Last edited by s243a on Sat 07 Mar 2020, 21:07; edited 2 times in total
Back to top
View user's profile Send private message Visit poster's website 
s243a

Joined: 02 Sep 2014
Posts: 2620

PostPosted: Sat 07 Mar 2020, 21:02    Post subject:  

Anyway, once one gets a good grasp on perl compatible regular expressions, note that they can be used in several places. For instance grep can use PCRE with certain options, one can use ssed (see post) instead of sed if they want to use PCRE (perl compatible regular expressions), or you can do perl one liners.

For example:
Code:

# echo abc | perl -pe 's/(ab)/12/'
12c


See:
https://stackoverflow.com/questions/22729336/convert-sed-one-liner-to-perl

I'm pretty sure puppy typically comes with a minimal amount of perl functionality out of the box, so I presume that you can do something like the above out of the box with puppy.

_________________
Find me on minds and on pearltrees.
Back to top
View user's profile Send private message Visit poster's website 
s243a

Joined: 02 Sep 2014
Posts: 2620

PostPosted: Sat 07 Mar 2020, 21:21    Post subject: Re: PCRE -- Perl Comptable Regular Expressions  

s243a wrote:


Now say, we don't know if there will be a ".so.b" then we might try this

Code:

^((?![.]so[.]).)*(?:([.]so[.])(.*))?$

https://regex101.com/r/aUa8Ml/2

but with the test string "ab" it doesn't work. It only matches "b"...well sort of. The full match is "ab" but there is only one capture group which is "b". So what am missing?
[/code]

The regular expression tester (above link) gave me a good clue. It says a repeated capture group only matches the last iteration, to match the whole thing put a capture group around it. This is what I came up with:

Code:

(^(?:(?![.]so[.]).)+)(?:([.]so[.])(.*))?$

https://regex101.com/r/aUa8Ml/3

In the test string "a.so.b" we have:

Code:

Full match   0-6   a.so.b
Group 1.   0-1   a
Group 2.   1-5   .so.
Group 3.   5-6   b


and with the test string ab we have:

Code:

Full match   0-2   ab
Group 1.   0-2   ab


Does this look like a good regular expression or can someone find issues with it?

_________________
Find me on minds and on pearltrees.

Last edited by s243a on Sat 07 Mar 2020, 22:54; edited 1 time in total
Back to top
View user's profile Send private message Visit poster's website 
s243a

Joined: 02 Sep 2014
Posts: 2620

PostPosted: Sat 07 Mar 2020, 22:06    Post subject: Re: PCRE -- Perl Comptable Regular Expressions  

s243a wrote:
s243a wrote:


Now say, we don't know if there will be a ".so.b" then we might try this

Code:

^((?![.]so[.]).)*(?:([.]so[.])(.*))?$

https://regex101.com/r/aUa8Ml/2

but with the test string "ab" it doesn't work. It only matches "b"...well sort of. The full match is "ab" but there is only one capture group which is "b". So what am missing?
[/code]

The regular expression tester (above link) gave me a good clue. It says a repeated capture group only matches the last iteration, to match the whole thing put a capture group around it. This is what I came up with:

Code:

(^(?:(?![.]so[.]).)+)(?:([.]so[.])(.*))?$

https://regex101.com/r/aUa8Ml/3

In the test string "a.so.b" we have:

Code:

Full match   0-6   a.so.b
Group 1.   0-1   a
Group 2.   1-5   .so.
Group 3.   5-6   b


and with the test string ab we have:

Code:

Full match   0-2   ab
Group 1.   0-2   ab


Does this look like a good regular expression or can someone find issues with it?
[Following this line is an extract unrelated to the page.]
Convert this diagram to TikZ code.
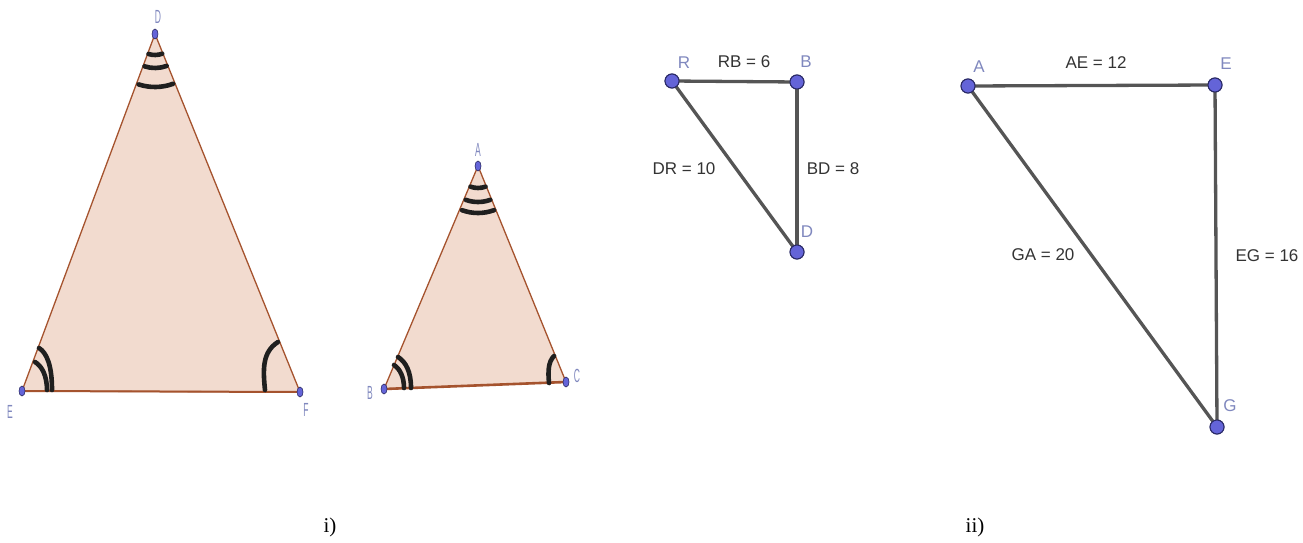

Now here is a way that you can assign capture groups #1 and #3 to two variables "a" and "b"

Code:

# read -d '\n' a b < <(echo a.so.b | perl -pe 's/(^(?:(?![.]so[.]).)+)(?:([.]so[.])(.*))?$/\1\n\3/')
# echo $a
a
# echo $b
b

**The above will work on bash but not ash since ash doesn't support process substitution.

_________________
Find me on minds and on pearltrees.
Back to top
View user's profile Send private message Visit poster's website 
s243a

Joined: 02 Sep 2014
Posts: 2620

PostPosted: Sun 08 Mar 2020, 00:18    Post subject: Re: PCRE -- Perl Comptable Regular Expressions  

s243a wrote:
s243a wrote:
s243a wrote:


Now say, we don't know if there will be a ".so.b" then we might try this

Code:

^((?![.]so[.]).)*(?:([.]so[.])(.*))?$

https://regex101.com/r/aUa8Ml/2

but with the test string "ab" it doesn't work. It only matches "b"...well sort of. The full match is "ab" but there is only one capture group which is "b". So what am missing?
[/code]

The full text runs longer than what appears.